The "scream prank" skill will initiate upon the phrase "Alexa, scream prank." After that, it will wait sixty seconds, and then scream. That allows the prankster to set up the prank, leave the room, and then torture whomever happens to be near the device when it screams.
The "spooky scream" is even more diabolical. It's initiated with the phrase, "Alexa, ask Spooky Scream to start in two minutes." You can adjust the time delay. As such, you could ask Alexa to start the scream in ten minutes, leave the room, and have the prank trigger way, way after you've left.
Who knows what happened to make Alexa scream in Farhad's bedroom? Certainly, when Alexa spoke to my wife and I without request, we didn't hear or say anything that should have caused her to speak.

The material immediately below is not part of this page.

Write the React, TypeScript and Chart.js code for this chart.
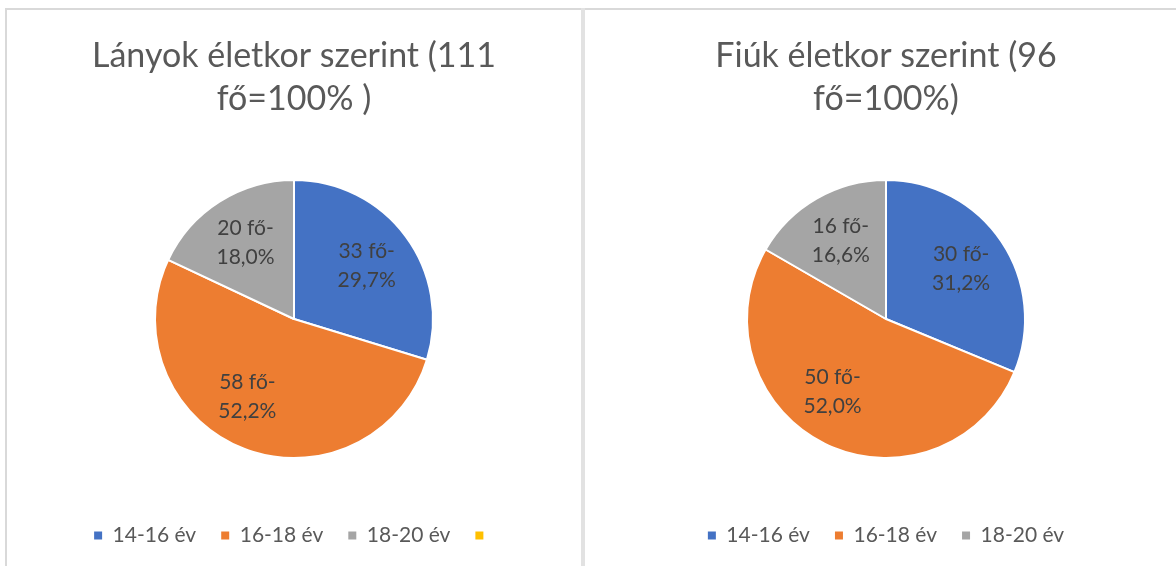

But whether or not Alexa heard something outside is something we'll never know. Pixel (our pup) often barks at noises only he can hear. Today, he barked at the UPS truck a full three minutes before the driver rang the bell. It's possible Pixel heard the truck down the street and barked, before it even stopped at our house.
In the case of the creepy laugh behavior, it's highly probable that Alexa was responding to false positives. Take a look at the wave form below.
"Alexa, laugh." Optimal recording.
You can see there are three main waves in this optimal recording of the phrase "Alexa, laugh." The first two correspond to the Alexa wake word. The third is the word "laugh." Notice that the wave is actually quite flat. That's because "laugh" is a soft word, without many peaks or distinguishing characteristics.
Now look at the next wave form. This one is the same phrase, but uttered from about five feet away.
"Alexa, laugh." Recorded across room.
You can hardly tell, from that wave, what's happening. This next image is a zoomed in version of the above wave.
You can see there are some spikes, but the amplitude is terrible. There's very little data here. Given that Alexa was responding to just a simple "laugh" command, it's definitely possible that, in the millions of households with Alexa devices, a few generated enough data to be interpreted as a laugh command.
THE NEED FOR HUMAN LEARNING
This is where human learning, rather than machine learning, comes in. Alexa's developers, in the aftermath of the outcry, have changed Alexa's command sequence for a laugh. Now, "Alexa, laugh," doesn't do anything. Instead, the humans at Amazon learned, and changed the command to "Alexa, can you laugh?"
Let's hope the arms race is always in favor of the humans. If Alexa's AI ever does achieve self-awareness, we probably all are doomed. In the meantime, though, you now know you can chalk up most of Alexa's creepy behavior to misinterpreted sound waves.
Somehow, that's not as comforting a thought as I'd hoped it would be.